Tampa Bay Rays
- Catcher
- Born: December 2, 2003 (age 22) Mount Holly, New Jersey, U.S.
- Bats: SwitchThrows: Right
- Stats at Baseball Reference

Career highlights and awards
- Buster Posey Award (2025);

= Caden Bodine =

American baseball player (born 2003)

Caden Garrett Bodine (born December 2, 2003) is an American professional baseball catcher in the Tampa Bay Rays organization.

==Amateur career==
Bodine attended Haddon Heights Jr./Sr. High School in Haddon Heights, New Jersey from 2016-2022. Bodine played catcher, middle infield, and outfield where he then was recruited and committed to Coastal Carolina University to play college baseball as one of the top catching prospect in the state. In 2023, he played collegiate summer baseball with the Bourne Braves of the Cape Cod Baseball League, was named a league all-star, and returned to the Braves in 2024.

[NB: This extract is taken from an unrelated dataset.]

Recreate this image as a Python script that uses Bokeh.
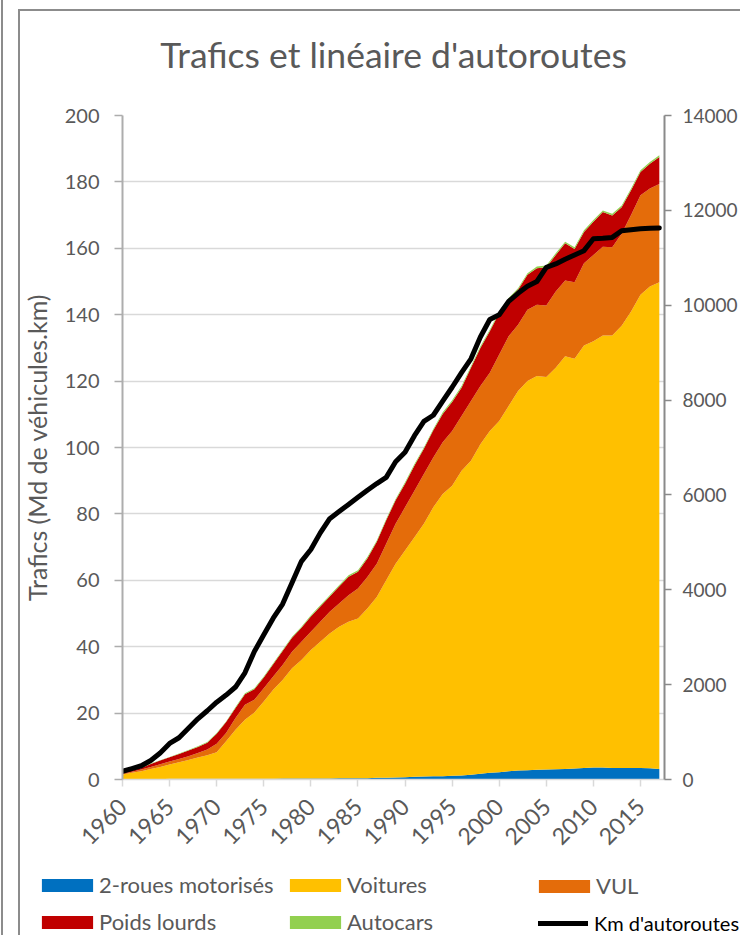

As a junior in 2025, Bodine led the Chanticleers to the 2025 College World Series finals and won the Buster Posey Award. In 67 games, he hit .318/.454/.461 with five home runs and 42 RBI.

==Professional career==
===Baltimore Orioles===
Bodine was selected by the Baltimore Orioles with the 30th overall pick in the 2025 Major League Baseball draft. On July 17, 2025, he signed with the Orioles for a $3.1 million signing bonus. Bodine made 11 appearances for the Single-A Delmarva Shorebirds, batting .326/.408/.349 with four RBI.

===Tampa Bay Rays===
On December 19, 2025, the Orioles traded Bodine (alongside Austin Overn, Slater de Brun, and Michael Forret) to the Tampa Bay Rays in exchange for Shane Baz.